The New York Attorney General’s Real Estate Finance Bureau recently published a policy memorandum clarifying how a revision to the FinCEN Geographic Targeting Order (GTO) affects disclosure requirements for New York City co-op and condo offering plans.
What is required by the FinCEN order?
According to an official press release by the United States Department of the Treasury Financial Crimes Enforcement Network (FinCEN), the purpose of the revised order is to protect the real estate markets from serving as a vehicle to launder illicit proceeds by capturing a broader range of transactions, including transactions involving wire transfers.
FinCEN first issued the GTO in January 2016 to identify natural persons behind shell companies that buy real estate, and reissued the original GTO to expand coverage to more jurisdictions in July 2016 and February 2017, including all boroughs in New York City. The reporting requirements kick in based upon the price threshold of the transactions—$3,000,000 for Manhattan and $1,500,000 for the rest of New York City (i.e., Brooklyn, Bronx, Queens and Staten Island).
On August 22, 2017, FinCEN announced that title insurance companies will now be required to disclose the identity of persons behind LLCs that use wire transfers to pay for high-end residential real estate. FinCEN data indicates that about 30% of the transactions covered by FinCEN’s GTOs involve an owner that was the subject of a previous suspicious activity report.
Given the price of real estate in New York City, the revised order is likely to touch and concern a high percentage of real estate transactions in the city. And for sponsor sales of co-ops and condos under the Martin Act, the New York Attorney General (NYAG) now requires additional disclosure in the offering plan.
What is required by the NYAG in the offering plan?
According to the August 28, 2017, guidance memo issued by the NYAG, every active offering plan must disclose that, in New York City, title companies are required to report the identity of purchasers in residential real estate transactions when the:
- purchaser is a legal entity as defined by the FinCEN GTO;
- purchaser is buying residential real estate in New York City where the total purchase price is at least $3,000,000 for Manhattan or $1,500,000 for the other boroughs;
- purchase of such residential real estate is made without a bank loan or other form of external financing;
- purchase is made, at least in part, using currency or a cashier’s check, a certified check, a traveler’s check, a personal check, a business check or a money order, in any form, or a funds transfer.

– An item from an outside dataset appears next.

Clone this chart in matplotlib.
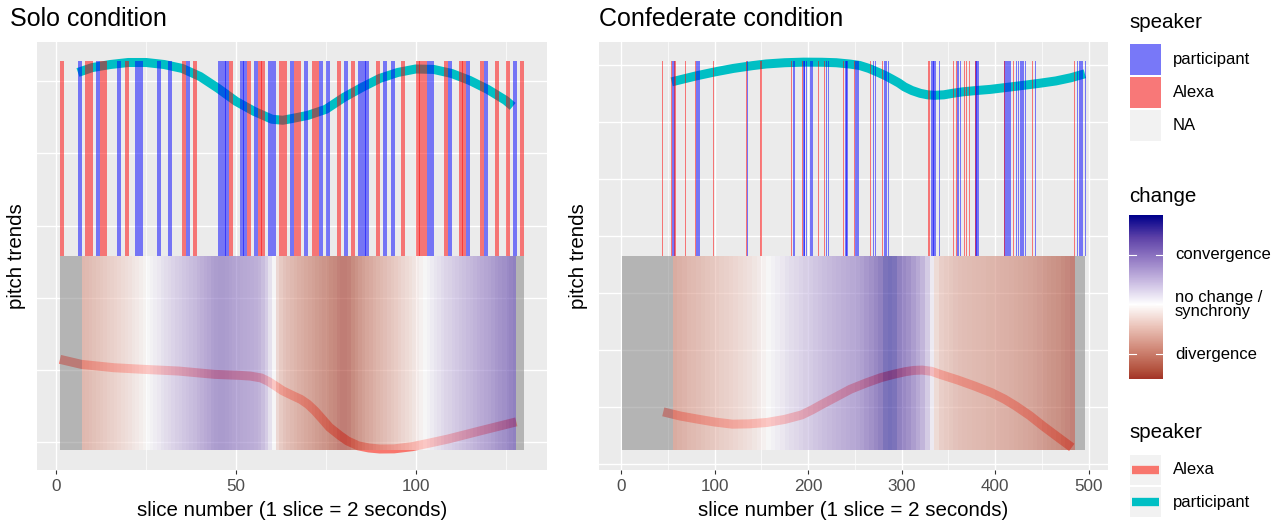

Any offering plan not yet accepted for filing by the NYAG must include the required disclosure. Otherwise, existing offering plans must include the disclosure at the time of the next amendment to the offering plan.
What does this mean to housing sponsors?
Offering plans should disclose the FinCEN order-required buyer identifications and sponsors’ counsel should obtain the proper tax forms (i.e., W-9, W-8BEN or W-8BEN-E) from purchasers before any down payment or custom work deposits are accepted, even if purchasers will be paying via wire transfer.